According to a second aspect of the present disclosure, an image processing device is provided. The image processing device includes one or more processors and one or more non-transitory computer-readable media coupled to the one or more processors and storing instructions. The instructions, when executed by the one or more processors, cause the image processing device to obtain a first input image; detect at least one human based on the first input image; and in a case that only one human is detected based on the first input image: determine a first output region within the first input image based on a face orientation of the only one human detected; and generate a first output image based on the first output region within the first input image.

According to a third aspect of the present disclosure, a non-transitory computer-readable medium storing instructions is provided. The instructions, when executed by the one or more processors of an electronic device, cause the electronic device to obtain a first input image; detect at least one human based on the first input image; and in a case that only one human is detected based on the first input image: determine a first output region within the first input image based on a face orientation of the only one human detected; and generate a first output image based on the first output region within the first input image.

BRIEF DESCRIPTION OF THE DRAWINGS

Aspects of the present disclosure are best understood from the following detailed description when read with the accompanying figures.
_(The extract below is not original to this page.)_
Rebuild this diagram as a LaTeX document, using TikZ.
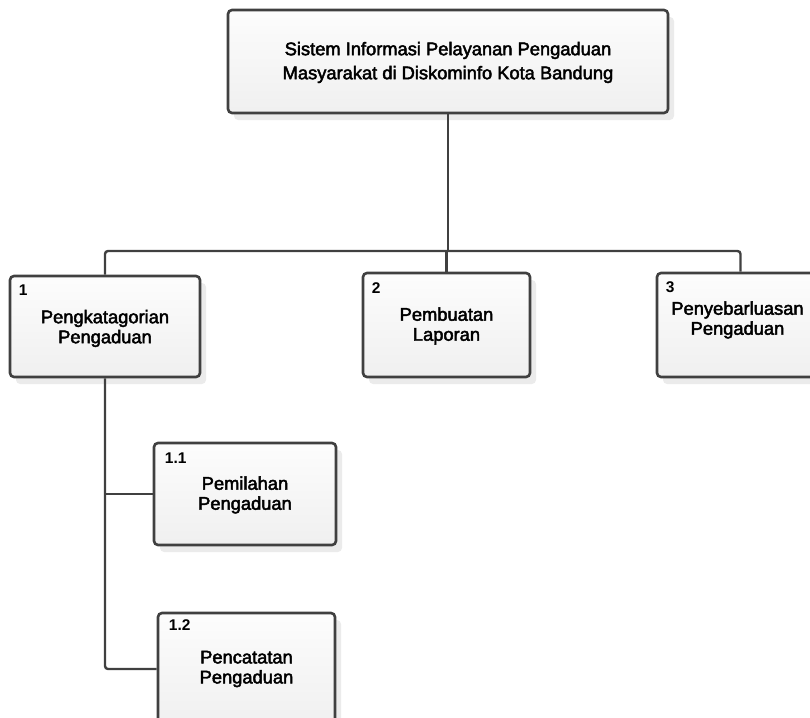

Various features are not drawn to scale. Dimensions of various features may be arbitrarily increased or reduced for clarity of discussion.

FIG. 1 is a block diagram illustrating an image processing device according to an example implementation of the present disclosure.

FIG. 2 is a diagram illustrating a user interface (UI) displaying a virtual camera image that has one image source according to an example implementation of the present disclosure.

FIG. 3 is a diagram illustrating the UI displaying the virtual camera image that has multiple image sources according to an example implementation of the present disclosure.

FIG. 4 is a diagram illustrating the UI displaying the virtual camera image that has multiple image sources according to another example implementation of the present disclosure.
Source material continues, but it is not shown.